It also illustrates how connections to Hahn, including generous support for his campaigns, have helped fuel a career. Today, Hahn is campaigning for reelection amid criticism that his administration has given favorable treatment to other donors.

A review of hundreds of public records and interviews with dozens of current and former port officials, lawyers, businessmen and Tonsich associates shows:

* Tonsich’s law firm has earned $1.254 million from no-bid contracts from the Alameda Corridor Transportation Authority, a public agency whose legal contracting work was overseen by a Hahn appointee.
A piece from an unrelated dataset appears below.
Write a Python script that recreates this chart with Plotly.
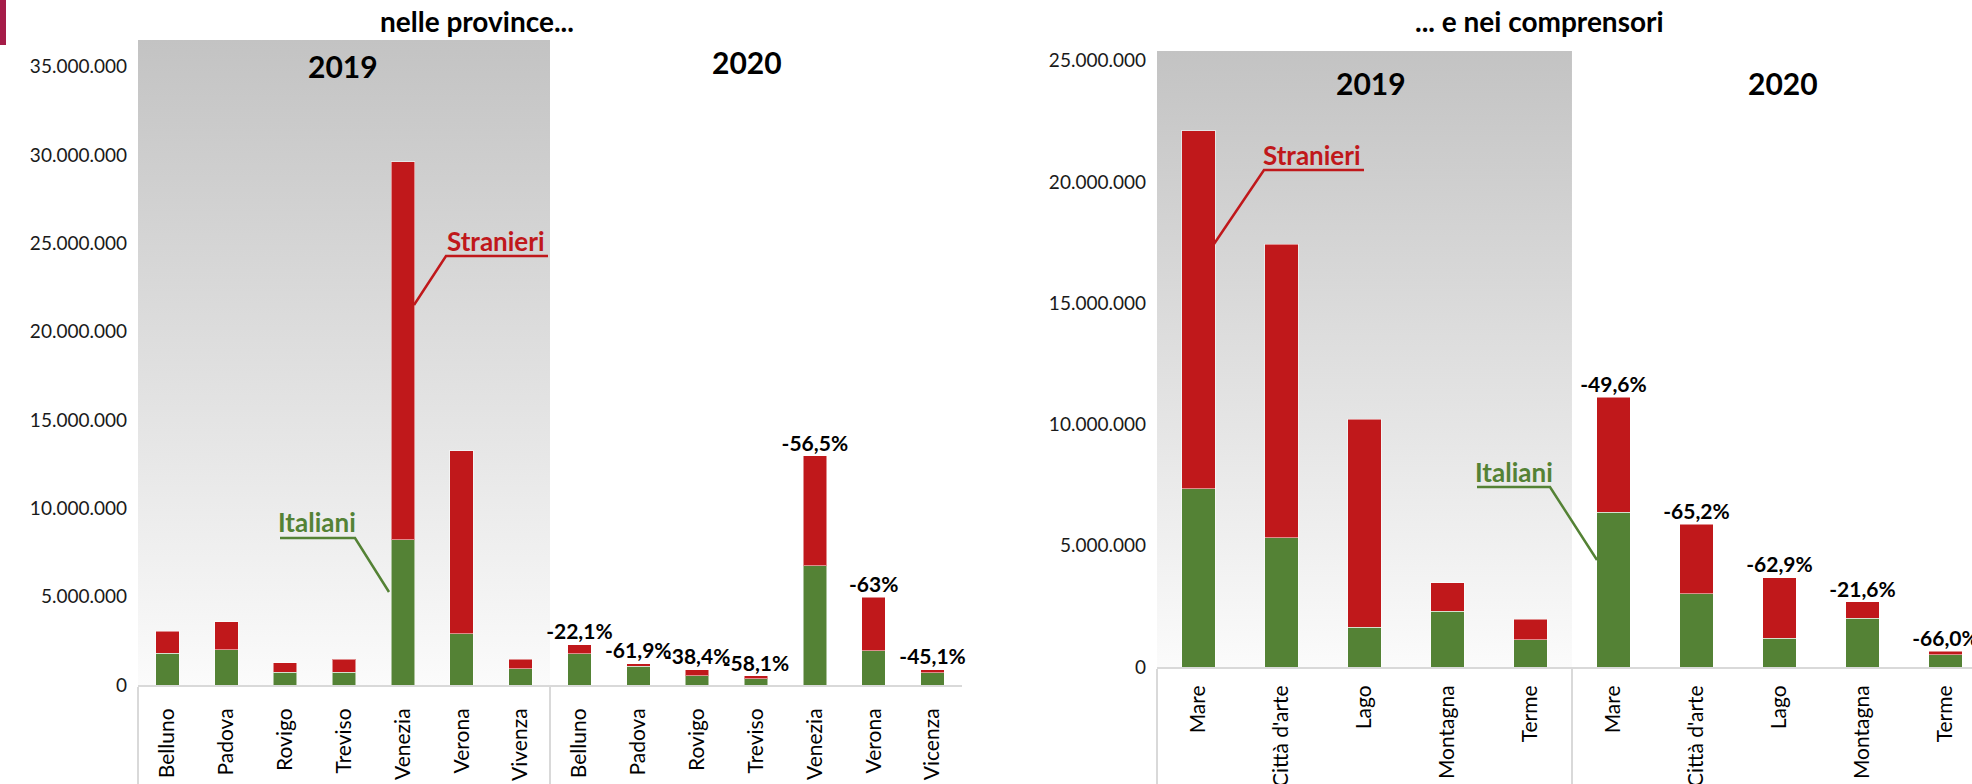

After The Times inquired about why the contracts were not competitively bid, the agency launched an internal investigation.

* Tonsich’s firm was one of 25 approved to handle police misconduct cases by the city attorney’s office when Hahn headed that office. All of them had substantial experience defending public agencies except Tonsich’s firm, which cited just one case on its application.

* After Tonsich was appointed to the Harbor Commission by Hahn, a lobbyist who is also a Hahn fundraiser paid Tonsich’s firm at least $10,000 in 2003, according to city documents. The same year, the lobbyist reported lobbying the Harbor Commission. The lobbyist and Tonsich say they can’t recall what work Tonsich did.

* Last year, Tonsich set up a company to sell emissions-control technology for cargo ships, putting himself in position to profit from a market he helped create with his decisions about air quality at the port.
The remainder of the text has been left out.